Helmet cover , bug repellent , ride early before bugs overwhelm the environment . Good luck .


----------



## ForrestJones (May 25, 2009)

*Bandana*

I wear a bandana/dew rag under my helmet most rides.

It sucks having a deer fly bite the back of your head while riding. Or while doing anything.


----------



## Finch Platte (Nov 14, 2003)

Print this out & tape it to your helmet.


----------



## Pedalphile (Aug 6, 2008)

*Experience the freedom...*










Available in most neon colors.


----------



## erginguney (Dec 30, 2005)

Ride more slowly...


----------



## gmcttr (Oct 7, 2006)

Get a UVEX brand helmet. The front vents are screened to keep the bugs out.


----------



## Kneescar (Feb 26, 2009)

gmcttr said:


> Get a UVEX brand helmet. The front vents are screened to keep the bugs out.


+1

After getting a horsefly stuck in my helmet last year I shopped for something new this winter and I'm sold on this helmet. It pretty much paid for itself when I smashed a wasp in the front mesh. Better that than a new epi-pen and an ER co-pay. :thumbsup:


----------



## sopwithcamel (Oct 2, 2007)

Ride around the bugs! Kind of like the bullet dodging seen in the matrix.


----------



## motopail (Jul 29, 2008)

Stay inside.....


----------



## sophiethomson (May 27, 2010)

Finch Platte said:


> Print this out & tape it to your helmet.


hehehe


----------



## ianick (Jul 10, 2006)

Maybe you need one of these too:









https://gbnpro.com/


----------



## savagemann (Jan 14, 2008)

I've actually had 2 bees stuck in my helmet over the last month.
The first one I felt right away, buzzing around in a vent so I stopped really quick and got it out.
The 2nd one was on a ride last week. I didn't know it was there. I stopped for a quick break and took the helmet off, and I felt it buzz and fly out of my hair. Kinda crazy that it didn't sting me, as my hair is fairly short.

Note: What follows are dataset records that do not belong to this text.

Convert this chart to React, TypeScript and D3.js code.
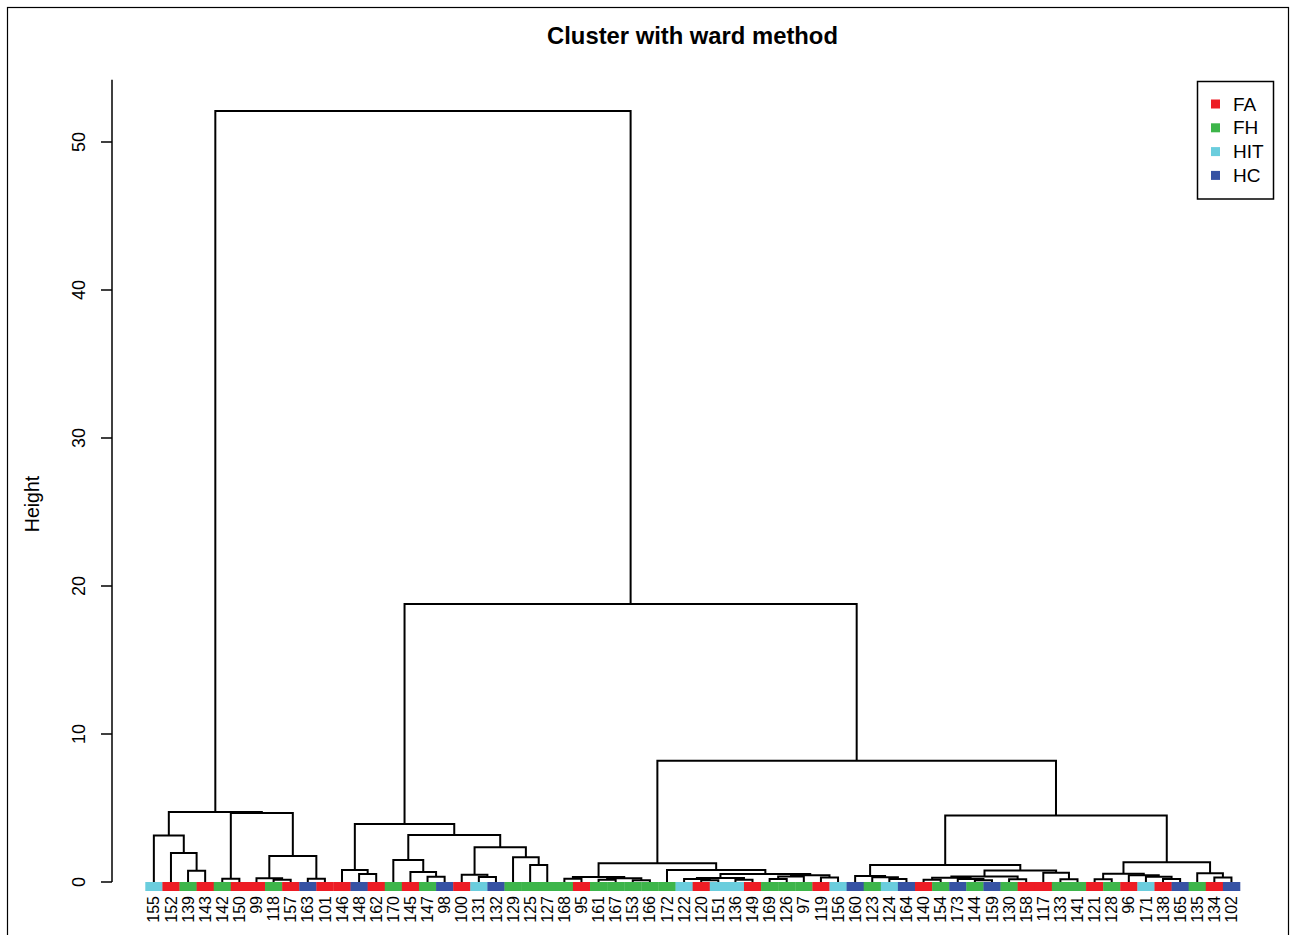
import React from "react";
import * as d3 from "d3";

const TITLE = "Cluster with ward method";
const Y_LABEL = "Height";

const LEAF_LABELS = [
  "155","152","139","143","142","150","99","118","157","163","101",
  "146","148","162","170","145","147","98","100","131","132","129","125","127",
  "168","95","161","167","153","166","172","122","120","151","136","149","169","126","97","119","156",
  "160","123","124","164","140","154","173","144","159","130","158","117","133","141",
  "121","128","96","171","138","165","135","134","102",
];

const LEAF_GROUPS = [
  "HIT","FA","FH","FA","FH","FA","FA","FH","FA","HC","FA",
  "FA","HC","FA","FH","FA","FH","HC","FA","HIT","HC","FH","FH","FH",
  "FH","FA","FH","FH","FH","FH","FH","HIT","FA","HIT","HIT","FA","FH","FH","FH","FA","HIT",
  "HC","FH","HIT","HC","FA","FH","HC","FH","HC","FH","FA","FA","FH","FH",
  "FA","FH","FA","HIT","FA","HC","FH","FA","HC",
];

// hclust-style merge table: negative = leaf (1-based), positive = earlier merge row (1-based), then height
const MERGES: [number, number, number][] = [
  [-3, -4, 0.76], [-2, 1, 1.96], [-1, 2, 3.15], [-5, -6, 0.22], [-8, -9, 0.15],
  [-7, 5, 0.25], [-10, -11, 0.22], [6, 7, 1.76], [4, 8, 4.67], [3, 9, 4.73],
  [-13, -14, 0.54], [-12, 11, 0.81], [-17, -18, 0.36], [-16, 13, 0.68], [-15, 14, 1.49],
  [-20, -21, 0.33], [-19, 16, 0.49], [-23, -24, 1.15], [-22, 18, 1.67], [17, 19, 2.35],
  [15, 20, 3.18], [12, 21, 3.92], [-25, -26, 0.22], [-27, -28, 0.15], [-29, -30, 0.12],
  [24, 25, 0.25], [23, 26, 0.33], [-33, -34, 0.12], [-32, 28, 0.2], [-35, -36, 0.15],
  [29, 30, 0.27], [-37, -38, 0.2], [32, -39, 0.38], [-40, -41, 0.3], [33, 34, 0.45],
  [31, 35, 0.54], [-31, 36, 0.81], [27, 37, 1.26], [-44, -45, 0.2], [-43, 39, 0.32],
  [-42, 40, 0.4], [-46, -47, 0.15], [-49, -50, 0.12], [-48, 43, 0.2], [42, 44, 0.28],
  [-51, -52, 0.18], [45, 46, 0.38], [-54, -55, 0.18], [-53, 48, 0.63], [47, 49, 0.77],
  [41, 50, 1.15], [-56, -57, 0.18], [-60, -61, 0.2], [-59, 53, 0.35], [-58, 54, 0.45],
  [52, 55, 0.55], [-63, -64, 0.3], [-62, 57, 0.59], [56, 58, 1.33], [51, 59, 4.49],
  [38, 60, 8.19], [22, 61, 18.79], [10, 62, 52.1],
];

const GROUPS = ["FA", "FH", "HIT", "HC"];
const GROUP_COLORS = ["#ED1C24", "#3DB54A", "#6ACDDD", "#3652A3"];
const Y_TICKS = [0, 10, 20, 30, 40, 50];
const Y_AXIS_TOP = 54.2;

const W = 1290;
const H = 935;

export default function App() {
  const x = d3.scaleBand<string>().domain(LEAF_LABELS).range([145.3, 1240]).padding(0);
  const y = d3.scaleLinear().domain([0, 50]).range([882, 142]);
  const color = d3.scaleOrdinal<string, string>().domain(GROUPS).range(GROUP_COLORS);
  const bw = x.bandwidth();
  const leafX = (i: number) => (x(LEAF_LABELS[i]) as number) + bw / 2;

  const pos: { x: number; h: number }[] = [];
  const nodePos = (id: number) => (id < 0 ? { x: leafX(-id - 1), h: 0 } : pos[id - 1]);
  const paths: string[] = [];
  MERGES.forEach(([a, b, h]) => {
    const pa = nodePos(a);
    const pb = nodePos(b);
    pos.push({ x: (pa.x + pb.x) / 2, h });
    const p = d3.path();
    p.moveTo(pa.x, y(pa.h));
    p.lineTo(pa.x, y(h));
    p.lineTo(pb.x, y(h));
    p.lineTo(pb.x, y(pb.h));
    paths.push(p.toString());
  });

  const font = "'Liberation Sans', Arial, Helvetica, sans-serif";
  const axisX = 112;

  return (
    <svg width={W} height={H} style={{ position: "absolute", left: 0, top: 0, background: "#fff" }} fontFamily={font}>
      <rect x={0} y={0} width={W} height={H} fill="#fff" />
      <rect x={7.5} y={7.5} width={1281} height={940} fill="none" stroke="#000" strokeWidth={1.2} />
      <text x={692.5} y={35} textAnchor="middle" dominantBaseline="central" fontSize={23.8} fontWeight="bold">{TITLE}</text>

      {/* y axis */}
      <line x1={axisX} x2={axisX} y1={y(0)} y2={y(Y_AXIS_TOP)} stroke="#000" strokeWidth={1.5} />
      {Y_TICKS.map((t) => (
        <g key={t}>
          <line x1={axisX - 11} x2={axisX} y1={y(t)} y2={y(t)} stroke="#000" strokeWidth={1.5} />
          <text transform={`translate(79,${y(t)}) rotate(-90)`} textAnchor="middle" dy="0.35em" fontSize={18}>{t}</text>
        </g>
      ))}
      <text transform={`translate(32,${504}) rotate(-90)`} textAnchor="middle" dy="0.35em" fontSize={19.5}>{Y_LABEL}</text>

      {/* dendrogram */}
      <g fill="none" stroke="#000" strokeWidth={2}>
        {paths.map((d, i) => <path key={i} d={d} />)}
      </g>

      {/* color bar */}
      {LEAF_LABELS.map((l, i) => (
        <rect key={l} x={x(l) as number} y={882} width={bw + 0.3} height={9} fill={color(LEAF_GROUPS[i])} />
      ))}

      {/* leaf labels */}
      {LEAF_LABELS.map((l, i) => (
        <text key={l} transform={`translate(${leafX(i)},896) rotate(-90)`} textAnchor="end" dy="0.35em" fontSize={16}>{l}</text>
      ))}

      {/* legend */}
      <rect x={1197.5} y={81.5} width={76} height={117.5} fill="#fff" stroke="#000" strokeWidth={1.5} />
      {GROUPS.map((g, i) => (
        <g key={g}>
          <rect x={1211} y={104 + i * 23.8 - 4.5} width={9} height={9} fill={GROUP_COLORS[i]} />
          <text x={1233} y={104 + i * 23.8} dy="0.35em" fontSize={19}>{g}</text>
        </g>
      ))}
    </svg>
  );
}
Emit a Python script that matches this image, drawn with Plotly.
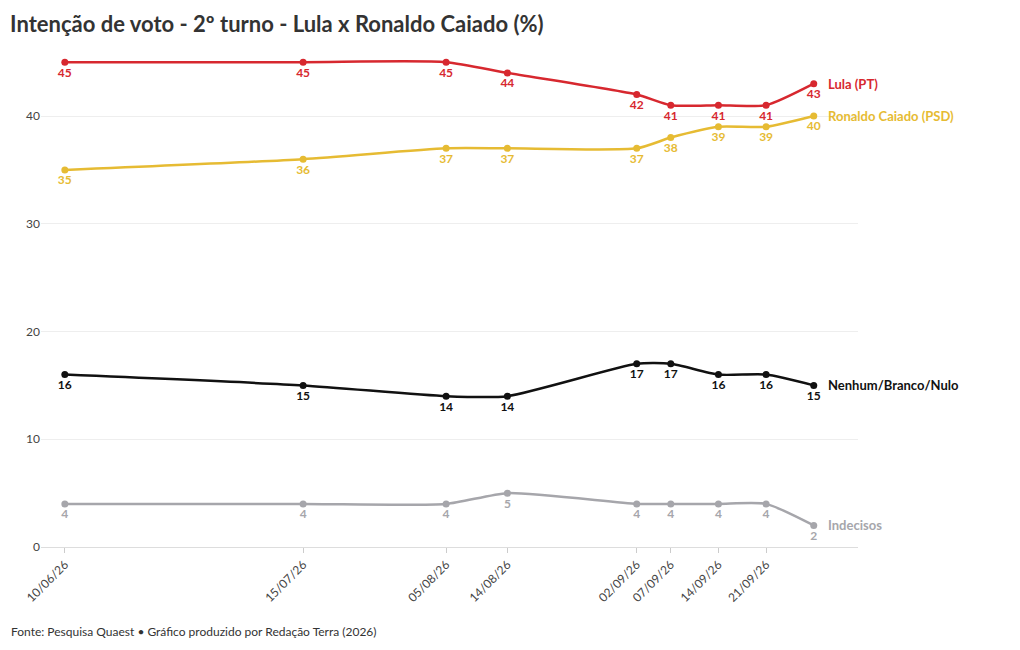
import plotly.graph_objects as go

dates = ["2026-06-10","2026-07-15","2026-08-05","2026-08-14","2026-09-02","2026-09-07","2026-09-14","2026-09-21","2026-09-28"]
tick_labels = ["10/06/26","15/07/26","05/08/26","14/08/26","02/09/26","07/09/26","14/09/26","21/09/26"]
lula = [45,45,45,44,42,41,41,41,43]
caiado = [35,36,37,37,37,38,39,39,40]
nulo = [16,15,14,14,17,17,16,16,15]
indecisos = [4,4,4,5,4,4,4,4,2]

series = [("Lula (PT)", lula, "#d7282f"),
          ("Ronaldo Caiado (PSD)", caiado, "#e6bb33"),
          ("Nenhum/Branco/Nulo", nulo, "#111111"),
          ("Indecisos", indecisos, "#a6a6ab")]

fig = go.Figure()
for name, vals, col in series:
    fig.add_trace(go.Scatter(x=dates, y=vals, mode="lines+markers+text", name=name,
        line=dict(color=col, width=2.5, shape="spline", smoothing=0.6),
        marker=dict(color=col, size=7),
        text=[str(v) for v in vals], textposition="bottom center",
        textfont=dict(color=col, size=12, family="Lato", weight="bold"),
        hoverinfo="skip", showlegend=False))
    fig.add_annotation(x=dates[-1], y=vals[-1], text=name, showarrow=False,
        xanchor="left", xshift=12, font=dict(color=col, size=13, family="Lato", weight="bold"))

fig.update_layout(
    width=1020, height=650, plot_bgcolor="white", paper_bgcolor="white",
    margin=dict(l=33, r=170, t=38, b=111),
    font=dict(family="Lato", color="#333"),
    title=dict(text="<b>Intenção de voto - 2º turno - Lula x Ronaldo Caiado (%)</b>",
               x=0.002, xanchor="left", y=0.975, yanchor="middle", font=dict(size=22, color="#333")),
    xaxis=dict(type="date", range=["2026-06-06 12:00","2026-10-04 12:00"],
               tickvals=dates[:8], ticktext=tick_labels, tickangle=-45,
               showgrid=False, showline=True, linecolor="#ddd", ticks="outside",
               tickcolor="#ccc", ticklen=5, tickfont=dict(size=12, color="#444")),
    yaxis=dict(range=[0, 46.5], tickvals=[0,10,20,30,40], showgrid=True,
               gridcolor="#eeeeee", zeroline=False, tickfont=dict(size=12, color="#444")),
)
fig.add_annotation(text="Fonte: Pesquisa Quaest • Gráfico produzido por Redação Terra (2026)",
    xref="paper", yref="paper", x=-0.039, y=-0.15, xanchor="left", yanchor="top",
    showarrow=False, font=dict(size=12, color="#333"))
fig.write_html("out.html")
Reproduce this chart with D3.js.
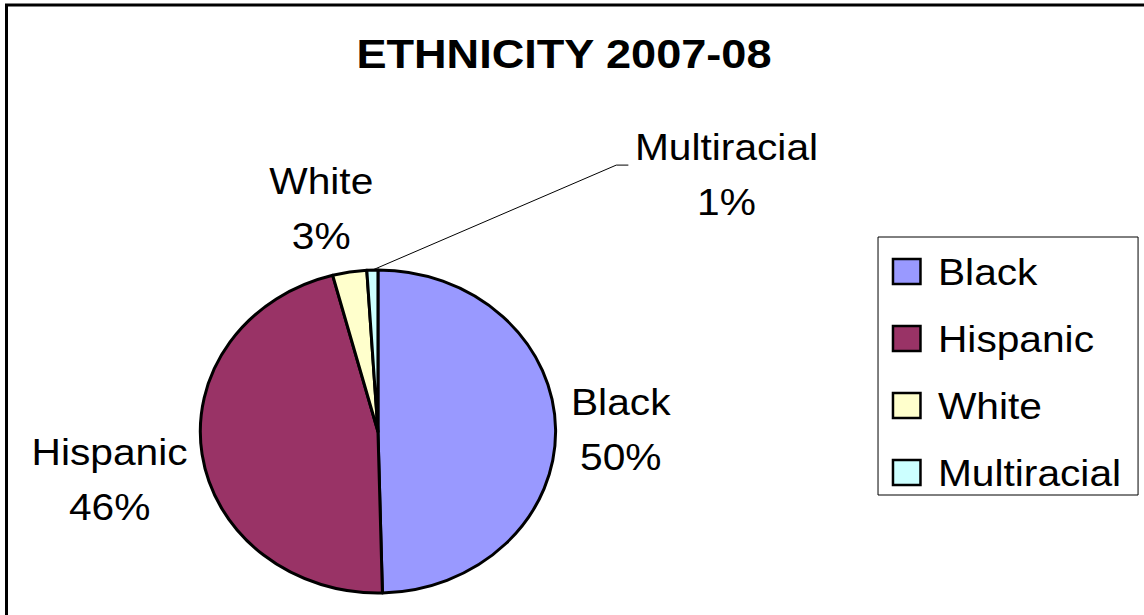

I could see some light plastic screen being a good thing.
Prolly really easy to retrofit into an existing helmet.
Something I'm gonna look into asap.


----------



## LIFECYCLE (Mar 8, 2006)

Wear pants.


----------



## LIFECYCLE (Mar 8, 2006)

Sorry....


----------



## nachomc (Apr 26, 2006)

Don't ride outside.


----------



## kevkizer (Jul 17, 2006)

I had a bee fly into my helmet and caused me to crash and dislocate my shoulder... 

Don't worry, the bee wasn't hurt!


----------